▸ **Stated task**: From the first line of the data below, copy each line up to the one containing "0.006, 0.005]", and include that line too.
[BEGIN]
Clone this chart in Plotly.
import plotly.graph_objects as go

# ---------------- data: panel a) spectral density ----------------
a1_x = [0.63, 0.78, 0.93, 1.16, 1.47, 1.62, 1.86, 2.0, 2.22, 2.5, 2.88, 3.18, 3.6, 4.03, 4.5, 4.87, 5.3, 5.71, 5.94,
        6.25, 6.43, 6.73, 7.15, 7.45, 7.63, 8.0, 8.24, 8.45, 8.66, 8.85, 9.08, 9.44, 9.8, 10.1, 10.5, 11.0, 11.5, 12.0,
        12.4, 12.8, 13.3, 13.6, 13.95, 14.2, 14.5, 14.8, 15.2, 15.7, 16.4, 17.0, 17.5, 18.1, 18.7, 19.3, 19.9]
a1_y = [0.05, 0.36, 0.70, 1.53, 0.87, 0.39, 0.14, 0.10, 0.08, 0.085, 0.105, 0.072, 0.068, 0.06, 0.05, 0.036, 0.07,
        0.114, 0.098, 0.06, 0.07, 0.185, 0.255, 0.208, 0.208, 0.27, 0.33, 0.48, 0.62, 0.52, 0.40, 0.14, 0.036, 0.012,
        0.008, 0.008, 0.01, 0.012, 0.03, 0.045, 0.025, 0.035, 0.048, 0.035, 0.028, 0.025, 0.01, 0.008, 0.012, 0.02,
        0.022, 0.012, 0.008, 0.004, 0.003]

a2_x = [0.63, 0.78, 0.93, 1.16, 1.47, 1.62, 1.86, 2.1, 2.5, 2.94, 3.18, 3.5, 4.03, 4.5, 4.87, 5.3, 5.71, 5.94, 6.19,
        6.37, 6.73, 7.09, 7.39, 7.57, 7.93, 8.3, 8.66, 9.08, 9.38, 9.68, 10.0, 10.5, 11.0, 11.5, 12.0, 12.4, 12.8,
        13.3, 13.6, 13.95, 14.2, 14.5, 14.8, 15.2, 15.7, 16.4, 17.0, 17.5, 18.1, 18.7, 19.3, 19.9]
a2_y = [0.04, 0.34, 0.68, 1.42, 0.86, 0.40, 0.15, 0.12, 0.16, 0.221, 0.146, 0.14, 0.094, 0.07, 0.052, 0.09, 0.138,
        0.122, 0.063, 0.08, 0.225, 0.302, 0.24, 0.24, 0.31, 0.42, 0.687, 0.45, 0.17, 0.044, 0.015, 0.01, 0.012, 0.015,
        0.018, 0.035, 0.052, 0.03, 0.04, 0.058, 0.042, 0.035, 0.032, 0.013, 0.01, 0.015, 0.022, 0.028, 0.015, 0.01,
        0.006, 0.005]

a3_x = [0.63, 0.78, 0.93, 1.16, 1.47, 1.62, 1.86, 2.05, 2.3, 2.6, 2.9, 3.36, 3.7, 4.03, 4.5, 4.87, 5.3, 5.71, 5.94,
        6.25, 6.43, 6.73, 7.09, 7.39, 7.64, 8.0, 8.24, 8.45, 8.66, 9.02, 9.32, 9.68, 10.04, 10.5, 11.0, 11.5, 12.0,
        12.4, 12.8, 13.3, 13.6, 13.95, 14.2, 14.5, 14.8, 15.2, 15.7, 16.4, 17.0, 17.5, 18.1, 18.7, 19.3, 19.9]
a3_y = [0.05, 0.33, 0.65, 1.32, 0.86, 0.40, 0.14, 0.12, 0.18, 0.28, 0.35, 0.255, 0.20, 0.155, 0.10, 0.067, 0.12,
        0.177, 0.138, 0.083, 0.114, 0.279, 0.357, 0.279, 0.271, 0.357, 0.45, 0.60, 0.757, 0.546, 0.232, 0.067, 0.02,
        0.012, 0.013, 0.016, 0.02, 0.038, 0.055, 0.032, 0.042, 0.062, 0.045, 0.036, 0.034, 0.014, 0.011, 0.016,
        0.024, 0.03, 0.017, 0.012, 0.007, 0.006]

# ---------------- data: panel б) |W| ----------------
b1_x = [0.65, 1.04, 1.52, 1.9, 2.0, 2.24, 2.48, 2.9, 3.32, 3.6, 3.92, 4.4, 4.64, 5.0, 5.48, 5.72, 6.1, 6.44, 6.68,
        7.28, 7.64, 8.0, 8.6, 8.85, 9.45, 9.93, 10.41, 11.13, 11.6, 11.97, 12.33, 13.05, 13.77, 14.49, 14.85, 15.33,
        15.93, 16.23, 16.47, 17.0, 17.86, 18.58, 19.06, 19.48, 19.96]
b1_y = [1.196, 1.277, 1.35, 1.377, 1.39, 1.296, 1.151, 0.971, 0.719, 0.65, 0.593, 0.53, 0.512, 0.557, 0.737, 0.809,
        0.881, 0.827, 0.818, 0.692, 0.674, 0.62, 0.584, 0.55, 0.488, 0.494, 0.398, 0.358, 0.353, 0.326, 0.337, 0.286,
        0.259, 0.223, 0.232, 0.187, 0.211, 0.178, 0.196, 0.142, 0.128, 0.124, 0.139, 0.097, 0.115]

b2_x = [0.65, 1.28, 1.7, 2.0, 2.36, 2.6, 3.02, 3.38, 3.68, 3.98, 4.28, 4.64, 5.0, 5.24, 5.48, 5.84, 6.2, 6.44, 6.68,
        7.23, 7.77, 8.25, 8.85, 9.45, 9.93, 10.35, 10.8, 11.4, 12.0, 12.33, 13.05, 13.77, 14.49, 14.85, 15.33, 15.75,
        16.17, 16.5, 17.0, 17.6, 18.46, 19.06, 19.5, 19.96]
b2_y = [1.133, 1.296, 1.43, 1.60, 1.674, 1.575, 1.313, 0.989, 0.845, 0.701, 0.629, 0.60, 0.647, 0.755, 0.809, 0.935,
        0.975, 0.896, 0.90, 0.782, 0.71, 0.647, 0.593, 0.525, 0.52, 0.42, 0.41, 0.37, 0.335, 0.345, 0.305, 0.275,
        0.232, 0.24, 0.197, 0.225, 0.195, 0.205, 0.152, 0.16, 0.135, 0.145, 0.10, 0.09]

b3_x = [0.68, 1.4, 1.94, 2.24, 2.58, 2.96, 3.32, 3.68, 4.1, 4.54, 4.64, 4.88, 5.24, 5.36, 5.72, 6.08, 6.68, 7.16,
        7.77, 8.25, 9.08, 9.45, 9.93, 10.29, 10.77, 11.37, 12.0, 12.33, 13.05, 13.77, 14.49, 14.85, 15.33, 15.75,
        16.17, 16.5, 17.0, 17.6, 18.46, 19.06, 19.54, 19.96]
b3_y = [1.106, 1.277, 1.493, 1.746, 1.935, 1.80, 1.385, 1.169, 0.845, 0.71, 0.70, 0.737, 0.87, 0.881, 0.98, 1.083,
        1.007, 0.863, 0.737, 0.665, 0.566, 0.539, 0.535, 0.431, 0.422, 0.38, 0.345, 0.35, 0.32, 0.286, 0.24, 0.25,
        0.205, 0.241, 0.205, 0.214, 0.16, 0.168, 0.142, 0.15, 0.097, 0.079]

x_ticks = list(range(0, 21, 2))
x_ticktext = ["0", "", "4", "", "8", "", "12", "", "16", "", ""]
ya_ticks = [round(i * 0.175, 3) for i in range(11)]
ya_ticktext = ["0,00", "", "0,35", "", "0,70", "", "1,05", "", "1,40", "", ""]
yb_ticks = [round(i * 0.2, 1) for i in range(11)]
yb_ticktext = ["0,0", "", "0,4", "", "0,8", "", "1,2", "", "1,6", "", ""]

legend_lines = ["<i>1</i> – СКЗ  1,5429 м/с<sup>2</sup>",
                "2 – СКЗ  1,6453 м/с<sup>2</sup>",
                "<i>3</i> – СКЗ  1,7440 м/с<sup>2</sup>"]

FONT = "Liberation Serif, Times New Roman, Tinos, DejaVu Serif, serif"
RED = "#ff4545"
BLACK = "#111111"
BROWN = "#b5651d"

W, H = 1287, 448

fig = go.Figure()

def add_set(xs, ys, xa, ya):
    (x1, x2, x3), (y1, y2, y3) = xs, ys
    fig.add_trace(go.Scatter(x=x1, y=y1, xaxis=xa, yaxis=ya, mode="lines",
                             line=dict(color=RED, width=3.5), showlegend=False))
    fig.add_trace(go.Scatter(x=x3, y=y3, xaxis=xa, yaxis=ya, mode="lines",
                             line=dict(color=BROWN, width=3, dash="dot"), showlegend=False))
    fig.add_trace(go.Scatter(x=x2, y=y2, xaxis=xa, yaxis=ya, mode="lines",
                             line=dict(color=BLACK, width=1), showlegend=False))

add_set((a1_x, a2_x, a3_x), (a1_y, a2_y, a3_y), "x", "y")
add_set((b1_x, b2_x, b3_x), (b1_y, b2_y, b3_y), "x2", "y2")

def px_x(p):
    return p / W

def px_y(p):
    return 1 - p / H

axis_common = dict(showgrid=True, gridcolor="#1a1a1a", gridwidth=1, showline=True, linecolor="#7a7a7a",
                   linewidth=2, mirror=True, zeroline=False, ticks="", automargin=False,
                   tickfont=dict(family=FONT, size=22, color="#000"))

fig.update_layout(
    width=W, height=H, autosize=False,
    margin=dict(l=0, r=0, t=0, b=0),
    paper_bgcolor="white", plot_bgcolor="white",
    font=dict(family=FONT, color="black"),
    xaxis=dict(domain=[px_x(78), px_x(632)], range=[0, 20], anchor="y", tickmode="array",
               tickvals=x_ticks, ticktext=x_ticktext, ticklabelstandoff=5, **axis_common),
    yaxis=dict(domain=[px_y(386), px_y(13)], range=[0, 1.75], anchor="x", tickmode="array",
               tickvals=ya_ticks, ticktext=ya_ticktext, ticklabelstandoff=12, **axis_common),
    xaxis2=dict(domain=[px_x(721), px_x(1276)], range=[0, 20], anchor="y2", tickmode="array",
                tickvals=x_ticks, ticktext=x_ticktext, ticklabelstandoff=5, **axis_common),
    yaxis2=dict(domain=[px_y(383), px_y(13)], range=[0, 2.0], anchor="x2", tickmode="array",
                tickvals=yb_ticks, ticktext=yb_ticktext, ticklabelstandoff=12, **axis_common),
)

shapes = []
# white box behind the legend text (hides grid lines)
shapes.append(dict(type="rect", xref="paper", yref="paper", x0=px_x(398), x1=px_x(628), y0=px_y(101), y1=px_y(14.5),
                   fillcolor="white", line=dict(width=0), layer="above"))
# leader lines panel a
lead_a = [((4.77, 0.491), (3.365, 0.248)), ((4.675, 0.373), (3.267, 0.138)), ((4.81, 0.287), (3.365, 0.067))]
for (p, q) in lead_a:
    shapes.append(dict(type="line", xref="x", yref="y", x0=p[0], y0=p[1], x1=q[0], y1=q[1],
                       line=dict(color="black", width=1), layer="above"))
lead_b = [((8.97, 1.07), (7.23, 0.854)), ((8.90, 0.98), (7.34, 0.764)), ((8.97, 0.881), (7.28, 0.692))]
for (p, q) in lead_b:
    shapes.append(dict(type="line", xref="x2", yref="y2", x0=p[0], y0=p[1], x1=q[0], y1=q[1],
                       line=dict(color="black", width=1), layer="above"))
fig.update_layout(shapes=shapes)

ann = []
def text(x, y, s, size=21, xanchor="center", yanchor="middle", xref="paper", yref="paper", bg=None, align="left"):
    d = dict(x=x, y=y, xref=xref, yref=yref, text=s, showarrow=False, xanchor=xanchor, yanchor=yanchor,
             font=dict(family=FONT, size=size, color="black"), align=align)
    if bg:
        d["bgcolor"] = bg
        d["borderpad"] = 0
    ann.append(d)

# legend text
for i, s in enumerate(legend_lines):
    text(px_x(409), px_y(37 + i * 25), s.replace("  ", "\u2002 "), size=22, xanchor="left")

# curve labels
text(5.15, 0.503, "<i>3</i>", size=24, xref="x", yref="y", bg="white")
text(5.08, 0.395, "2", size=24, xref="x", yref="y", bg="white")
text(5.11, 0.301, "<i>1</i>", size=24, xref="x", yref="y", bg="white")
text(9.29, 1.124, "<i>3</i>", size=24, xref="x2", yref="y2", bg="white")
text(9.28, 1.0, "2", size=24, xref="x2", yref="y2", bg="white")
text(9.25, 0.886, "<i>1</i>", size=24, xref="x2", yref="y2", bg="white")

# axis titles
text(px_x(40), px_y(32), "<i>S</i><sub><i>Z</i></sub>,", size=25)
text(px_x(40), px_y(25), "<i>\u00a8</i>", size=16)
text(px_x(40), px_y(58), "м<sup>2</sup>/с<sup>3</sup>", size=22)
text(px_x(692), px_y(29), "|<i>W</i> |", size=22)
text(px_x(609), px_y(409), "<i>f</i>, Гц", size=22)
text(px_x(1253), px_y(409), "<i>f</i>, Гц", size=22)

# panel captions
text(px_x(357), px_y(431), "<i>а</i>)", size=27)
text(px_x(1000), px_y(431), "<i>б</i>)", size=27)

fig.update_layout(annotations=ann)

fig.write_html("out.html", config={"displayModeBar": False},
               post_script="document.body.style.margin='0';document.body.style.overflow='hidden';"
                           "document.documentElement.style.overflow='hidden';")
[END]
▸ **The output**:
Clone this chart in Plotly.
import plotly.graph_objects as go

# ---------------- data: panel a) spectral density ----------------
a1_x = [0.63, 0.78, 0.93, 1.16, 1.47, 1.62, 1.86, 2.0, 2.22, 2.5, 2.88, 3.18, 3.6, 4.03, 4.5, 4.87, 5.3, 5.71, 5.94,
        6.25, 6.43, 6.73, 7.15, 7.45, 7.63, 8.0, 8.24, 8.45, 8.66, 8.85, 9.08, 9.44, 9.8, 10.1, 10.5, 11.0, 11.5, 12.0,
        12.4, 12.8, 13.3, 13.6, 13.95, 14.2, 14.5, 14.8, 15.2, 15.7, 16.4, 17.0, 17.5, 18.1, 18.7, 19.3, 19.9]
a1_y = [0.05, 0.36, 0.70, 1.53, 0.87, 0.39, 0.14, 0.10, 0.08, 0.085, 0.105, 0.072, 0.068, 0.06, 0.05, 0.036, 0.07,
        0.114, 0.098, 0.06, 0.07, 0.185, 0.255, 0.208, 0.208, 0.27, 0.33, 0.48, 0.62, 0.52, 0.40, 0.14, 0.036, 0.012,
        0.008, 0.008, 0.01, 0.012, 0.03, 0.045, 0.025, 0.035, 0.048, 0.035, 0.028, 0.025, 0.01, 0.008, 0.012, 0.02,
        0.022, 0.012, 0.008, 0.004, 0.003]

a2_x = [0.63, 0.78, 0.93, 1.16, 1.47, 1.62, 1.86, 2.1, 2.5, 2.94, 3.18, 3.5, 4.03, 4.5, 4.87, 5.3, 5.71, 5.94, 6.19,
        6.37, 6.73, 7.09, 7.39, 7.57, 7.93, 8.3, 8.66, 9.08, 9.38, 9.68, 10.0, 10.5, 11.0, 11.5, 12.0, 12.4, 12.8,
        13.3, 13.6, 13.95, 14.2, 14.5, 14.8, 15.2, 15.7, 16.4, 17.0, 17.5, 18.1, 18.7, 19.3, 19.9]
a2_y = [0.04, 0.34, 0.68, 1.42, 0.86, 0.40, 0.15, 0.12, 0.16, 0.221, 0.146, 0.14, 0.094, 0.07, 0.052, 0.09, 0.138,
        0.122, 0.063, 0.08, 0.225, 0.302, 0.24, 0.24, 0.31, 0.42, 0.687, 0.45, 0.17, 0.044, 0.015, 0.01, 0.012, 0.015,
        0.018, 0.035, 0.052, 0.03, 0.04, 0.058, 0.042, 0.035, 0.032, 0.013, 0.01, 0.015, 0.022, 0.028, 0.015, 0.01,
        0.006, 0.005]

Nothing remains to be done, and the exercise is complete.